It's called politics

Letter to the editor

Posted: Thursday, March 24, 2005

Lew Williams' rummaging around some of Alaska's past is but one view, for all meaningful history is an interpretation of events, always by a biased eye toward one's own perception of values and meanings gleaned from personal experiences. Add in political convictions and the imagination rotates history into a never-ending spin.

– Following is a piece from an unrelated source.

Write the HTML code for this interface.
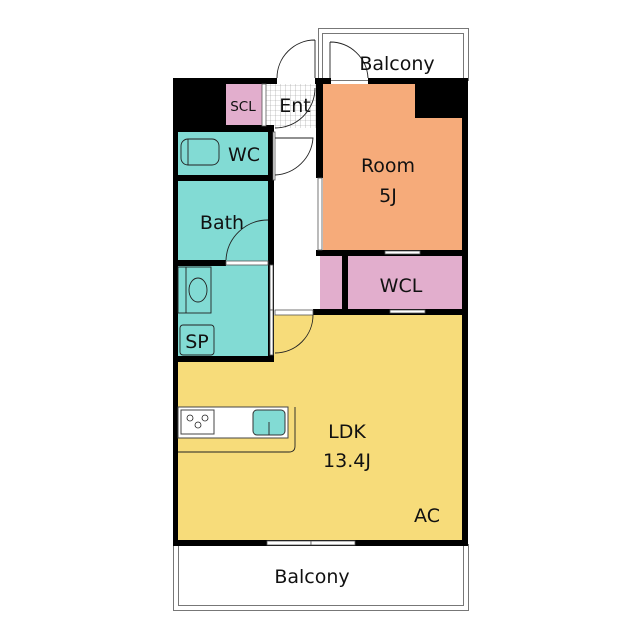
<!DOCTYPE html>
<html><head><meta charset="utf-8"><style>html,body{margin:0;padding:0;background:#fff}svg{display:block}text{font-family:"DejaVu Sans","Liberation Sans",sans-serif;fill:#111}</style></head><body>
<svg width="640" height="640" viewBox="0 0 640 640" xmlns="http://www.w3.org/2000/svg">
<defs><pattern id="g" width="5" height="5" patternUnits="userSpaceOnUse"><rect width="5" height="5" fill="#fff"/><path d="M0 0H5M0 0V5" stroke="#999" stroke-width="0.6"/></pattern></defs>
<rect x="318.5" y="28.5" width="150" height="52" fill="#fff" stroke="#777"/>
<rect x="322.5" y="33.5" width="141" height="47" fill="none" stroke="#777"/>
<rect x="173.5" y="544.5" width="295" height="66" fill="#fff" stroke="#777"/>
<rect x="178.5" y="544.5" width="285" height="61" fill="none" stroke="#777"/>
<rect x="178" y="315" width="286" height="227" fill="#f7dc7a"/>
<rect x="323" y="84" width="140" height="170" fill="#f6ab7a"/>
<rect x="320" y="256" width="144" height="55" fill="#e2aecd"/>
<rect x="226" y="84" width="36" height="42" fill="#e2aecd"/>
<rect x="266" y="84" width="50" height="44" fill="url(#g)"/>
<rect x="178" y="130" width="92" height="232" fill="#82dbd4"/>
<g fill="#000">
<rect x="173" y="78" width="104" height="6"/>
<rect x="315" y="78" width="16" height="6"/>
<rect x="368" y="78" width="100" height="6"/>
<rect x="173" y="78" width="53" height="48"/>
<rect x="415" y="78" width="53" height="40"/>
<rect x="173" y="78" width="5" height="468"/>
<rect x="462" y="78" width="6" height="468"/>
<rect x="173" y="540" width="295" height="6"/>
<rect x="173" y="125" width="100" height="7"/>
<rect x="173" y="175" width="100" height="6"/>
<rect x="173" y="260" width="53" height="6"/>
<rect x="268" y="125" width="6" height="237"/>
<rect x="173" y="356" width="101" height="6"/>
<rect x="316" y="78" width="7" height="100"/>
<rect x="316" y="250" width="152" height="6"/>
<rect x="342" y="256" width="6" height="55"/>
<rect x="313" y="309" width="155" height="6"/>
</g>
<g fill="#fff" stroke="#555" stroke-width="0.8">
<rect x="226" y="261" width="42" height="4"/>
<rect x="318" y="178" width="4" height="72"/>
<rect x="270" y="265" width="3" height="45"/>
<rect x="270" y="310" width="3" height="45"/>
<rect x="385" y="251" width="35" height="3"/>
<rect x="390" y="310" width="35" height="3"/>
<rect x="267" y="541" width="44" height="4"/>
<rect x="311" y="541" width="44" height="4"/>
<rect x="275" y="310" width="38" height="5"/>
<rect x="273" y="132" width="2" height="48"/>
<rect x="262" y="84" width="4" height="42"/>
</g>
<g fill="none" stroke="#222" stroke-width="0.9">
<path d="M315 40 V78 M315 40 A38 38 0 0 0 277 78"/>
<path d="M330 42 V78 M330 42 A38 38 0 0 1 368 78"/>
<path d="M275 128 A40 40 0 0 0 315 88"/>
<path d="M275 138 H313 A40 40 0 0 1 275 175"/>
<path d="M268 220 A42 42 0 0 0 226 260"/>
<path d="M313 315 A38 38 0 0 1 275 353"/>
<rect x="181" y="139" width="38" height="26" rx="7"/>
<line x1="188" y1="139" x2="188" y2="165"/>
<rect x="178" y="267" width="33" height="46"/>
<line x1="186" y1="267" x2="186" y2="313"/>
<ellipse cx="198" cy="290" rx="9" ry="12"/>
<rect x="180" y="325" width="34" height="30" rx="3"/>
<path d="M178 438 H288 M295 407 V446 Q295 452 289 452 H178"/>
</g>
<rect x="178" y="407" width="110" height="31" fill="#fff" stroke="#444"/>
<rect x="181" y="410" width="33" height="24" fill="#fff" stroke="#444"/>
<g fill="none" stroke="#222" stroke-width="0.8"><circle cx="190" cy="418" r="3"/><circle cx="205" cy="418" r="3"/><circle cx="198" cy="425" r="3"/></g>
<rect x="253" y="410" width="32" height="25" rx="4" fill="#82dbd4" stroke="#333"/>
<line x1="269" y1="422" x2="269" y2="435" stroke="#333"/>
<g font-size="19" text-anchor="middle">
<text x="397" y="70">Balcony</text>
<text x="295" y="112">Ent</text>
<text x="244" y="161">WC</text>
<text x="388" y="172">Room</text>
<text x="388" y="202">5J</text>
<text x="222" y="229">Bath</text>
<text x="401" y="292">WCL</text>
<text x="197" y="348">SP</text>
<text x="347" y="438">LDK</text>
<text x="347" y="467">13.4J</text>
<text x="427" y="522">AC</text>
<text x="312" y="583">Balcony</text>
</g>
<text x="243" y="111" font-size="13.5" text-anchor="middle">SCL</text>
</svg>
</body></html>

American history in filled with expansion and development that always began with the land, be it homesteading to ownership, resource extraction, and of course, the real estate speculator. To discuss a capital move to Anchorage without mentioning the effect on land values in and around the state's largest city is simply incomplete. As long as there are some that stand to gain from a population boom and the companion spending of state dollars for new infrastructure, the debate to move the capitol will continue. A road to from Juneau to Skagway won't change that. It won't really make the capitol more accessible. How many people would venture to drive from Anchorage on 800 miles of predominantly mountain roads in the winter to participate in state government?

The future outcome won't follow the simple view of a selective history. Whatever course it takes won't end the debate of the capitol move. Indeed, even if it does move, there will be years of finger pointing no different than Mr. Williams' reduction of half of Juneau's population to "some Juneauites" as a group that complicates the debate. The road issue is far more than he has portrayed it to be. Whittling the debate to selective pieces of the past as a way to gauge the future is called politics, which is nothing more than an attempt to manipulate public opinion with simple-minded images in hopes to avert the risk of losing a long, arduous but intelligent debate.

The real history lesson we should take from Mr. Williams' opinion is that history which reads like facts isn't history at all, but a mere game of trivial pursuit. Real history is not stagnant. It is written and rewritten as the effects of the events before and after are continually debated. We need to educate ourselves more thoroughly about the important issues before us, and when we do, we will realize how the loudest voices in the political circles insult our intelligence with a marketing of rhetoric that would make a used car salesman proud.